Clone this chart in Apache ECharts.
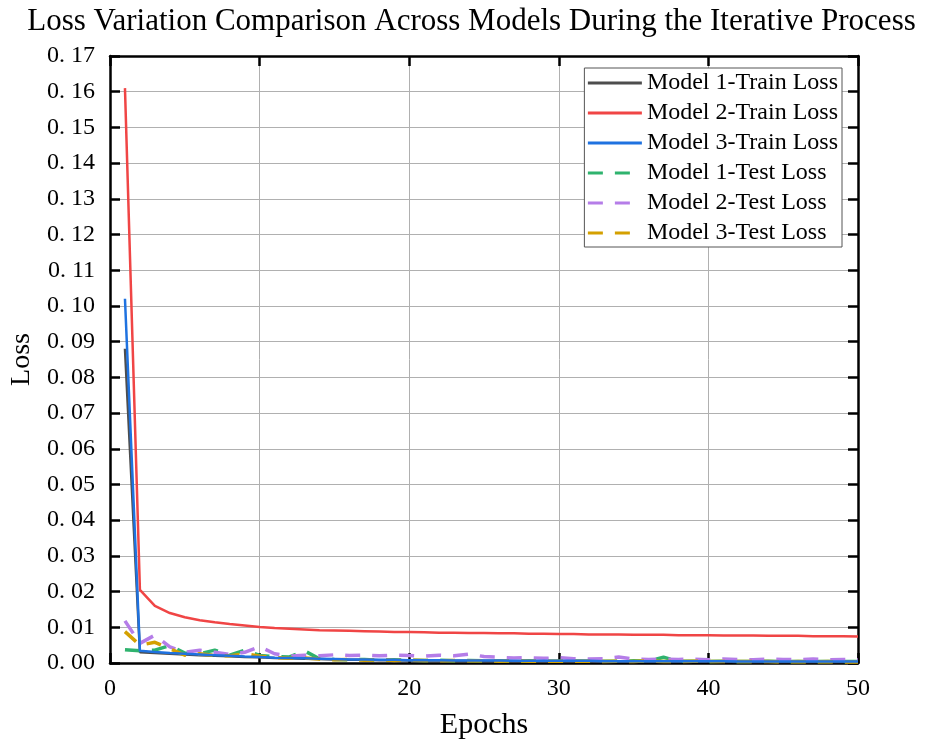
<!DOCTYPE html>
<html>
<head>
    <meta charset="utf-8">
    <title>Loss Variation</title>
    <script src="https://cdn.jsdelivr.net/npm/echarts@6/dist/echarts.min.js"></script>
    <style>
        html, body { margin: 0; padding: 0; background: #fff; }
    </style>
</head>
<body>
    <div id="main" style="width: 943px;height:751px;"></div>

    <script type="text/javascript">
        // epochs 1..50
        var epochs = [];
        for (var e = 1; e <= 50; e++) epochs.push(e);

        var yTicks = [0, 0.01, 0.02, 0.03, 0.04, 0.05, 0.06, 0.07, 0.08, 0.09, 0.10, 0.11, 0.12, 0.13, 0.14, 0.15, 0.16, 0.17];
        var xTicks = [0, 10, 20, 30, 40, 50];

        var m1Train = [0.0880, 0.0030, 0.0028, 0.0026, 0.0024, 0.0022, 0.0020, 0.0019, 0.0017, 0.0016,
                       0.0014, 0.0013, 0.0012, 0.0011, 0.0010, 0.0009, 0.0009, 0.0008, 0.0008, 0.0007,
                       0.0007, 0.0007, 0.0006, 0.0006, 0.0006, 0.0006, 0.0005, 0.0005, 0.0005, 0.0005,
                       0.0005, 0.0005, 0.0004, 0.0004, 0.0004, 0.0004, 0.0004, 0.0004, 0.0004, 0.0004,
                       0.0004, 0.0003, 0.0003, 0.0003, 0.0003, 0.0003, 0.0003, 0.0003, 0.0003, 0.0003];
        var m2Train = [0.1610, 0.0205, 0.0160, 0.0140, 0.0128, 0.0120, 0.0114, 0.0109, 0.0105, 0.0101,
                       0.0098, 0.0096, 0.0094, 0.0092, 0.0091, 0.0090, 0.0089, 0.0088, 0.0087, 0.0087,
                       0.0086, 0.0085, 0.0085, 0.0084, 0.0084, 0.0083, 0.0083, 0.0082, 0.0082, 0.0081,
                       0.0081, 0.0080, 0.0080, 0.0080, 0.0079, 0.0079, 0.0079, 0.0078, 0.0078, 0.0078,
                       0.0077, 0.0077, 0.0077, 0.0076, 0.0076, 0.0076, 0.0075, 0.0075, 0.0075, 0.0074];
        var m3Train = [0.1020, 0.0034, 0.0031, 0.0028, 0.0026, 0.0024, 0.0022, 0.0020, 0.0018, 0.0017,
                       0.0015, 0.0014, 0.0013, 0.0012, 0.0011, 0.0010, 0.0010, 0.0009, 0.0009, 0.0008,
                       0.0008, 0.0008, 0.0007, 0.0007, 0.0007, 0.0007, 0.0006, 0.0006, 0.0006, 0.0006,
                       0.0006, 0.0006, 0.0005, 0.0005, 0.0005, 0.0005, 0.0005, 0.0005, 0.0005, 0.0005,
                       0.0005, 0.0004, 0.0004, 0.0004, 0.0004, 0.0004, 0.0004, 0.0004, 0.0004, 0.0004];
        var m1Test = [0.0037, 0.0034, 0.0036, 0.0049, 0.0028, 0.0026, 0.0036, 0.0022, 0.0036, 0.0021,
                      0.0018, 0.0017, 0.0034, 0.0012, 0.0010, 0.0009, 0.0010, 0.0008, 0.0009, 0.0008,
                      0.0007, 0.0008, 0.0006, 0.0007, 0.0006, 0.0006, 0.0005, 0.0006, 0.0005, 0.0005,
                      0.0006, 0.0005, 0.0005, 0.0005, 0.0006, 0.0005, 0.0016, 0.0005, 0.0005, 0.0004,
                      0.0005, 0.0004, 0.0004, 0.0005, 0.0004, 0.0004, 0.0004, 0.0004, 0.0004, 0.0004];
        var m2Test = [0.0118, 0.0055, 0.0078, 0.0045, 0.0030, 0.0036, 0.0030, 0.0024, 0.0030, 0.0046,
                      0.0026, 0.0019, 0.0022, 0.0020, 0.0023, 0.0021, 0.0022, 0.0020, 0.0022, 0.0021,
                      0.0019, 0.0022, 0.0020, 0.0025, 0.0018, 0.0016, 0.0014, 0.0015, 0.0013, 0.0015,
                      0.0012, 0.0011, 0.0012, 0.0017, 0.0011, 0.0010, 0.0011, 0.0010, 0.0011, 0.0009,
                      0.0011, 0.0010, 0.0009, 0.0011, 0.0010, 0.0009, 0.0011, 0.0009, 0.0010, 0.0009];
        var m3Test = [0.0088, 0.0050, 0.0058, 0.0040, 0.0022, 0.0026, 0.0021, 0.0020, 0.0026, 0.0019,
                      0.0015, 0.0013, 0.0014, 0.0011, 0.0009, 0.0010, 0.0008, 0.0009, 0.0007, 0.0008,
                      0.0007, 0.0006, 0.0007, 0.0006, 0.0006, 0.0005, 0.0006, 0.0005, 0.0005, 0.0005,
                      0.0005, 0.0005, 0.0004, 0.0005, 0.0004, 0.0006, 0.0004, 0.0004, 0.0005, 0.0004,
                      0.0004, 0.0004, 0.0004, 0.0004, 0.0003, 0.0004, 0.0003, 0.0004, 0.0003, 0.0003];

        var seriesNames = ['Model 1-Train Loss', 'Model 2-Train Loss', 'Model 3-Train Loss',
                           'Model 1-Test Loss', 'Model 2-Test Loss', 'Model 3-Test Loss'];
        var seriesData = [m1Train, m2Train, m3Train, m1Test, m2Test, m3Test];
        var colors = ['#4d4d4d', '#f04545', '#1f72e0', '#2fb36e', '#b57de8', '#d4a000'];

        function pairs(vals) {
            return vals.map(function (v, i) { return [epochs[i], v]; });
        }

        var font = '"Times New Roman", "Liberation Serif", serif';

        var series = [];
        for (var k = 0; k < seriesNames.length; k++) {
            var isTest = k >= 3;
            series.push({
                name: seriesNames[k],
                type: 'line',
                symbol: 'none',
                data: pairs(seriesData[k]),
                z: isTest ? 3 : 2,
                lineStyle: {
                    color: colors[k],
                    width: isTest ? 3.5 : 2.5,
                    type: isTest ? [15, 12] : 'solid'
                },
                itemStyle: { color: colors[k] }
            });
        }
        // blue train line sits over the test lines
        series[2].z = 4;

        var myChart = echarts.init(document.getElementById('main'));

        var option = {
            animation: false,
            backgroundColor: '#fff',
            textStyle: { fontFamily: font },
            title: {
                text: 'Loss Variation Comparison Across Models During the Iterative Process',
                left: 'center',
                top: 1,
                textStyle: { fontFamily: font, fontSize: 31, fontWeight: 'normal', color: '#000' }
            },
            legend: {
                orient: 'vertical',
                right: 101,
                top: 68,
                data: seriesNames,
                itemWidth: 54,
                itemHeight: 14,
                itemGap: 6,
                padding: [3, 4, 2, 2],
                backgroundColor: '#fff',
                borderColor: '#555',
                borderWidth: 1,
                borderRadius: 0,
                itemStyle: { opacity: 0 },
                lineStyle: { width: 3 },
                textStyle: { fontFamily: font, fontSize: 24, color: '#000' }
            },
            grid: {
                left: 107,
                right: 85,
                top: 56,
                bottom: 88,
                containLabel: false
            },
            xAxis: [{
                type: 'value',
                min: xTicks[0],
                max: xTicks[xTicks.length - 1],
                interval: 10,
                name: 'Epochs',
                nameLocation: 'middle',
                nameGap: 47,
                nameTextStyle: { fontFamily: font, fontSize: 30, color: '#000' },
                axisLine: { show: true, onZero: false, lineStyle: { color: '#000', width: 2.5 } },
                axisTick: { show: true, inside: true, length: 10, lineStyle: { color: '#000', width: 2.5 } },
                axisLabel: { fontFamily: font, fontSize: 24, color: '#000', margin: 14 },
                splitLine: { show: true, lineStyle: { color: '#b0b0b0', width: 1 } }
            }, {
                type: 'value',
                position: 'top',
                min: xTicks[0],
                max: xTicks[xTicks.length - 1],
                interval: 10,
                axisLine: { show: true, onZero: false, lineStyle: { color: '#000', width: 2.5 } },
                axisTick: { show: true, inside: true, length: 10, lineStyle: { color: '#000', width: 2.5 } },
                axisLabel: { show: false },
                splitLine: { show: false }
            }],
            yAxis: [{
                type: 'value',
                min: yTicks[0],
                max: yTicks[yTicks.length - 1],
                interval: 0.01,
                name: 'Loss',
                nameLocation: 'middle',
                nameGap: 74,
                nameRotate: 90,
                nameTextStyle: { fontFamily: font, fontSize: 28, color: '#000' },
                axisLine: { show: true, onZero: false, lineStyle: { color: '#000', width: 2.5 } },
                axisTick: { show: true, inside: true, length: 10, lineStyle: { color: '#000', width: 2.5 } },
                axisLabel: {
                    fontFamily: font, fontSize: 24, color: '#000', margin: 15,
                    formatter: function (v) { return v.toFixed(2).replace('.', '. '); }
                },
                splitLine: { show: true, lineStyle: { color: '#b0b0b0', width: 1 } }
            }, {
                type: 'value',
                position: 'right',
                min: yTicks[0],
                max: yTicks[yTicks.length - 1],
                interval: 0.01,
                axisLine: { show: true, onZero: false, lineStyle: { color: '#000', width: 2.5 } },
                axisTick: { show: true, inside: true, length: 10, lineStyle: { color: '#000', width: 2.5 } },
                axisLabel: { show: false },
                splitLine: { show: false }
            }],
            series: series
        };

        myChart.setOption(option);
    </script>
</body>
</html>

[What to do]: Every line from the start of the listing above through the line with "var xTicks = [0, 10, 20, 30, 40, 50];" should be repeated exactly; skip the pictures and add nothing else.

[Exercise answer]:
Clone this chart in Apache ECharts.
<!DOCTYPE html>
<html>
<head>
    <meta charset="utf-8">
    <title>Loss Variation</title>
    <script src="https://cdn.jsdelivr.net/npm/echarts@6/dist/echarts.min.js"></script>
    <style>
        html, body { margin: 0; padding: 0; background: #fff; }
    </style>
</head>
<body>
    <div id="main" style="width: 943px;height:751px;"></div>

    <script type="text/javascript">
        // epochs 1..50
        var epochs = [];
        for (var e = 1; e <= 50; e++) epochs.push(e);

        var yTicks = [0, 0.01, 0.02, 0.03, 0.04, 0.05, 0.06, 0.07, 0.08, 0.09, 0.10, 0.11, 0.12, 0.13, 0.14, 0.15, 0.16, 0.17];
        var xTicks = [0, 10, 20, 30, 40, 50];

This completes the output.